C. Warren Axelrod

Auto Autos—Take the Fork

“When you come to a fork in the road, take it” is a saying made famous by the late, great Yogi Berra. It came to mind when I saw an article “Self-driving cars reach a fork in the road, and automakers take different routes” by Ashley Halsey III and Michael Laris in the August 24, 2016 issue of The Washington Post.

The “fork” discussed in the article is whether to include steering wheels and pedals in autonomous vehicles based on one’s willingness to give over complete control to the vehicle’s software and sensors.

However, there is another “fork” that has not yet been resolved and could well be a prerequisite to the acceptance of the decision to relinquish control to non-human devices—and that is whether vehicle-to-vehicle communications and smart roadways must be fully implemented before we can trust within-vehicle controls totally.
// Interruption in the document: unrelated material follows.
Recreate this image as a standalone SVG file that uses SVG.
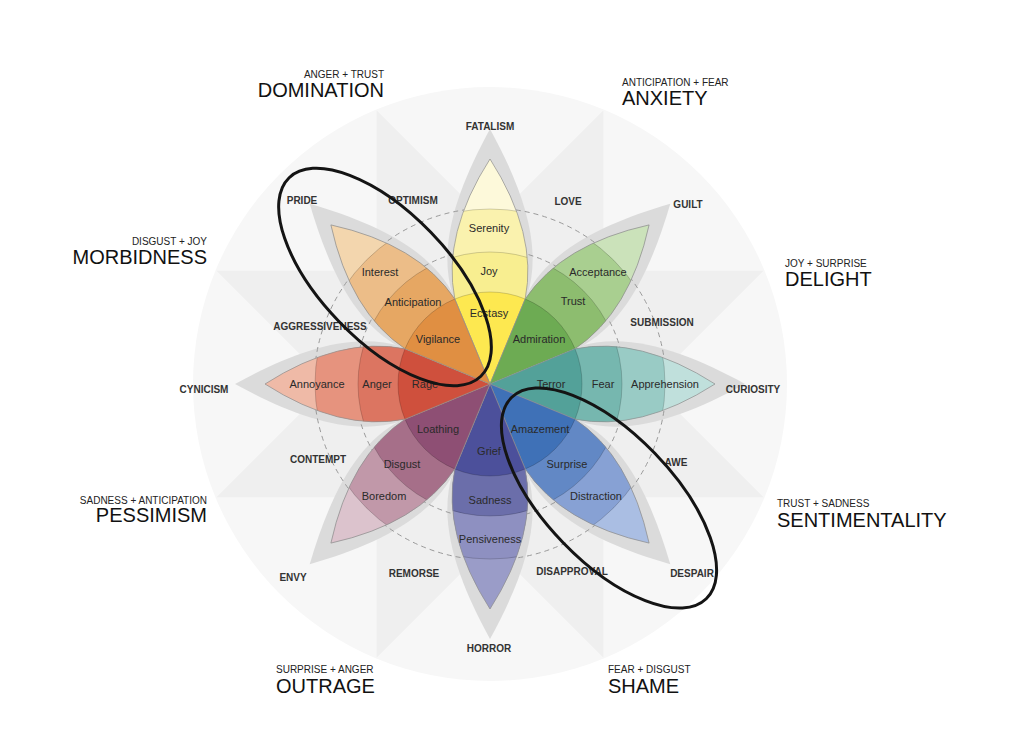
<svg xmlns="http://www.w3.org/2000/svg" xmlns:xlink="http://www.w3.org/1999/xlink" width="1024" height="753" viewBox="0 0 1024 753">
<style>
.halo{fill:#dbdbdb;}
.ring{stroke:#000;stroke-opacity:0.22;stroke-width:0.8;}
.outline{fill:none;stroke:#8c8c8c;stroke-width:0.7;}
.pl{font-family:"Liberation Sans",Arial,sans-serif;font-size:11px;fill:#2a2a2a;text-anchor:middle;}
.ol{font-family:"Liberation Sans",Arial,sans-serif;font-size:10px;font-weight:bold;fill:#333;text-anchor:middle;}
.sub{font-family:"Liberation Sans",Arial,sans-serif;font-size:10px;fill:#222;}
.big{font-family:"Liberation Sans",Arial,sans-serif;font-size:20px;fill:#111;}
.dash{fill:none;stroke:#9a9a9a;stroke-width:1;stroke-dasharray:5 4;}
.ell{fill:none;stroke:#141414;stroke-width:3;}
</style>
<defs>
<path id="petalShape" d="M490,384 L454.8,299 Q442,234 490,159 Q538,234 525.2,299 Z"/>
<path id="haloShape" d="M490,384 L453,296 C436,244 460,184 490,129 C520,184 544,244 527,296 Z"/>
<clipPath id="petalClip"><use xlink:href="#petalShape" href="#petalShape"/></clipPath>
</defs>
<rect width="1024" height="753" fill="#ffffff"/>
<g id="background">
<circle cx="490" cy="384" r="297" fill="#f7f7f7"/>
<path d="M603.3,110.5 L603.3,657.5 L216.5,270.7 L763.5,270.7 L376.7,657.5 L376.7,110.5 L763.5,497.3 L216.5,497.3 Z" fill="#efefef"/>
</g>
<g id="halos">
<use href="#haloShape" class="halo" transform="rotate(0 490 384)"/>
<use href="#haloShape" class="halo" transform="rotate(45 490 384)"/>
<use href="#haloShape" class="halo" transform="rotate(90 490 384)"/>
<use href="#haloShape" class="halo" transform="rotate(135 490 384)"/>
<use href="#haloShape" class="halo" transform="rotate(180 490 384)"/>
<use href="#haloShape" class="halo" transform="rotate(225 490 384)"/>
<use href="#haloShape" class="halo" transform="rotate(270 490 384)"/>
<use href="#haloShape" class="halo" transform="rotate(315 490 384)"/>
</g>
<g id="guides">
<circle cx="490" cy="384" r="135" class="dash"/>
<circle cx="490" cy="384" r="176" class="dash"/>
</g>
<g id="joy">
<g transform="rotate(0 490 384)"><g clip-path="url(#petalClip)">
<circle cx="490" cy="384" r="232" fill="#fdf9da"/>
<circle cx="490" cy="384" r="175" fill="#faf2ae" class="ring"/>
<circle cx="490" cy="384" r="132" fill="#f8ee90" class="ring"/>
<circle cx="490" cy="384" r="92" fill="#fde850" class="ring"/>
</g><use href="#petalShape" class="outline"/></g>
<text class="pl" x="489" y="232">Serenity</text>
<text class="pl" x="489" y="275">Joy</text>
<text class="pl" x="489" y="317">Ecstasy</text>
</g>
<g id="trust">
<g transform="rotate(45 490 384)"><g clip-path="url(#petalClip)">
<circle cx="490" cy="384" r="232" fill="#cbe2ba"/>
<circle cx="490" cy="384" r="175" fill="#a9cf90" class="ring"/>
<circle cx="490" cy="384" r="132" fill="#8dbd6f" class="ring"/>
<circle cx="490" cy="384" r="92" fill="#6dab53" class="ring"/>
</g><use href="#petalShape" class="outline"/></g>
<text class="pl" x="598" y="276">Acceptance</text>
<text class="pl" x="573" y="305">Trust</text>
<text class="pl" x="539" y="343">Admiration</text>
</g>
<g id="fear">
<g transform="rotate(90 490 384)"><g clip-path="url(#petalClip)">
<circle cx="490" cy="384" r="232" fill="#c0e0dc"/>
<circle cx="490" cy="384" r="175" fill="#99cbc5" class="ring"/>
<circle cx="490" cy="384" r="132" fill="#76b7af" class="ring"/>
<circle cx="490" cy="384" r="92" fill="#53a199" class="ring"/>
</g><use href="#petalShape" class="outline"/></g>
<text class="pl" x="665" y="388">Apprehension</text>
<text class="pl" x="603" y="388">Fear</text>
<text class="pl" x="551" y="388">Terror</text>
</g>
<g id="surprise">
<g transform="rotate(135 490 384)"><g clip-path="url(#petalClip)">
<circle cx="490" cy="384" r="232" fill="#aabee3"/>
<circle cx="490" cy="384" r="175" fill="#87a1d4" class="ring"/>
<circle cx="490" cy="384" r="132" fill="#6288c5" class="ring"/>
<circle cx="490" cy="384" r="92" fill="#3f71b7" class="ring"/>
</g><use href="#petalShape" class="outline"/></g>
<text class="pl" x="540" y="433">Amazement</text>
<text class="pl" x="567" y="468">Surprise</text>
<text class="pl" x="596" y="500">Distraction</text>
</g>
<g id="sadness">
<g transform="rotate(180 490 384)"><g clip-path="url(#petalClip)">
<circle cx="490" cy="384" r="232" fill="#9a9cc8"/>
<circle cx="490" cy="384" r="175" fill="#8e90c1" class="ring"/>
<circle cx="490" cy="384" r="132" fill="#6b6eaa" class="ring"/>
<circle cx="490" cy="384" r="92" fill="#4c509b" class="ring"/>
</g><use href="#petalShape" class="outline"/></g>
<text class="pl" x="489" y="455">Grief</text>
<text class="pl" x="490" y="504">Sadness</text>
<text class="pl" x="490" y="543">Pensiveness</text>
</g>
<g id="disgust">
<g transform="rotate(225 490 384)"><g clip-path="url(#petalClip)">
<circle cx="490" cy="384" r="232" fill="#dcc3cd"/>
<circle cx="490" cy="384" r="175" fill="#c198a9" class="ring"/>
<circle cx="490" cy="384" r="132" fill="#a66f89" class="ring"/>
<circle cx="490" cy="384" r="92" fill="#8e4f74" class="ring"/>
</g><use href="#petalShape" class="outline"/></g>
<text class="pl" x="438" y="433">Loathing</text>
<text class="pl" x="402" y="468">Disgust</text>
<text class="pl" x="384" y="500">Boredom</text>
</g>
<g id="anger">
<g transform="rotate(270 490 384)"><g clip-path="url(#petalClip)">
<circle cx="490" cy="384" r="232" fill="#efbaa7"/>
<circle cx="490" cy="384" r="175" fill="#e6937e" class="ring"/>
<circle cx="490" cy="384" r="132" fill="#dc7561" class="ring"/>
<circle cx="490" cy="384" r="92" fill="#cf503d" class="ring"/>
</g><use href="#petalShape" class="outline"/></g>
<text class="pl" x="317" y="388">Annoyance</text>
<text class="pl" x="377" y="388">Anger</text>
<text class="pl" x="425" y="388">Rage</text>
</g>
<g id="anticipation">
<g transform="rotate(315 490 384)"><g clip-path="url(#petalClip)">
<circle cx="490" cy="384" r="232" fill="#f3d6ae"/>
<circle cx="490" cy="384" r="175" fill="#ecbd88" class="ring"/>
<circle cx="490" cy="384" r="132" fill="#e6a763" class="ring"/>
<circle cx="490" cy="384" r="92" fill="#e08f42" class="ring"/>
</g><use href="#petalShape" class="outline"/></g>
<text class="pl" x="380" y="276">Interest</text>
<text class="pl" x="413" y="306">Anticipation</text>
<text class="pl" x="438" y="343">Vigilance</text>
</g>
<g id="outer-labels">
<text class="ol" x="490" y="130">FATALISM</text>
<text class="ol" x="413" y="204">OPTIMISM</text>
<text class="ol" x="302" y="204">PRIDE</text>
<text class="ol" x="568" y="205">LOVE</text>
<text class="ol" x="688" y="208">GUILT</text>
<text class="ol" x="662" y="326">SUBMISSION</text>
<text class="ol" x="753" y="393">CURIOSITY</text>
<text class="ol" x="676" y="466">AWE</text>
<text class="ol" x="692" y="577">DESPAIR</text>
<text class="ol" x="572" y="575">DISAPPROVAL</text>
<text class="ol" x="489" y="652">HORROR</text>
<text class="ol" x="414" y="577">REMORSE</text>
<text class="ol" x="293" y="581">ENVY</text>
<text class="ol" x="318" y="463">CONTEMPT</text>
<text class="ol" x="204" y="393">CYNICISM</text>
<text class="ol" x="320" y="330">AGGRESSIVENESS</text>
</g>
<g id="dyads">
<g id="domination"><text class="sub" x="384" y="78" text-anchor="end">ANGER + TRUST</text><text class="big" x="384" y="97" text-anchor="end">DOMINATION</text></g>
<g id="anxiety"><text class="sub" x="622" y="86">ANTICIPATION + FEAR</text><text class="big" x="622" y="105">ANXIETY</text></g>
<g id="delight"><text class="sub" x="785" y="267">JOY + SURPRISE</text><text class="big" x="785" y="286">DELIGHT</text></g>
<g id="sentimentality"><text class="sub" x="777" y="507">TRUST + SADNESS</text><text class="big" x="777" y="527">SENTIMENTALITY</text></g>
<g id="shame"><text class="sub" x="608" y="673">FEAR + DISGUST</text><text class="big" x="608" y="693">SHAME</text></g>
<g id="outrage"><text class="sub" x="276" y="673">SURPRISE + ANGER</text><text class="big" x="276" y="693">OUTRAGE</text></g>
<g id="pessimism"><text class="sub" x="207" y="504" text-anchor="end">SADNESS + ANTICIPATION</text><text class="big" x="207" y="522" text-anchor="end">PESSIMISM</text></g>
<g id="morbidness"><text class="sub" x="207" y="245" text-anchor="end">DISGUST + JOY</text><text class="big" x="207" y="264" text-anchor="end">MORBIDNESS</text></g>
</g>
<g id="connectors">
<ellipse class="ell" cx="385" cy="277" rx="138" ry="64" transform="rotate(46 385 277)"/>
<ellipse class="ell" cx="609" cy="498" rx="140" ry="64" transform="rotate(46 609 498)"/>
</g>
</svg>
I believe that the prerequisites need to be in place prior to introducing completely autonomous vehicles with no human intervention. Until then, vehicles should, for the most part, be semi-autonomous with the capability of allowing drivers to grab control when necessary and with systems that insist on uninterrupted driver attention. Another approach would be to assign dedicated lanes to such vehicles, much the way we have HOV lanes, except that they would not be optional. Either way, an enormous investment in roadway infrastructure and traffic management systems is needed.

I discussed an intelligent-roadway experiment in my May 26, 2015 BlogInfoSec column “Smart Cars, Smarter Roads.” Since then, there have been numerous advances in technology and they are being put to the test in prototypical situations throughout the world. While the current emphasis is on safety, there remains issues relating to cybersecurity, and with intelligence (artificial or otherwise) expanding within and between vehicles, between vehicles and infrastructure, and between both vehicles and infrastructure and the Cloud, the resolution of cybersecurity issues become ever more important. It’s time to see much more research around cybersecurity as technology gallops along for self-driving vehicles and their infrastructures.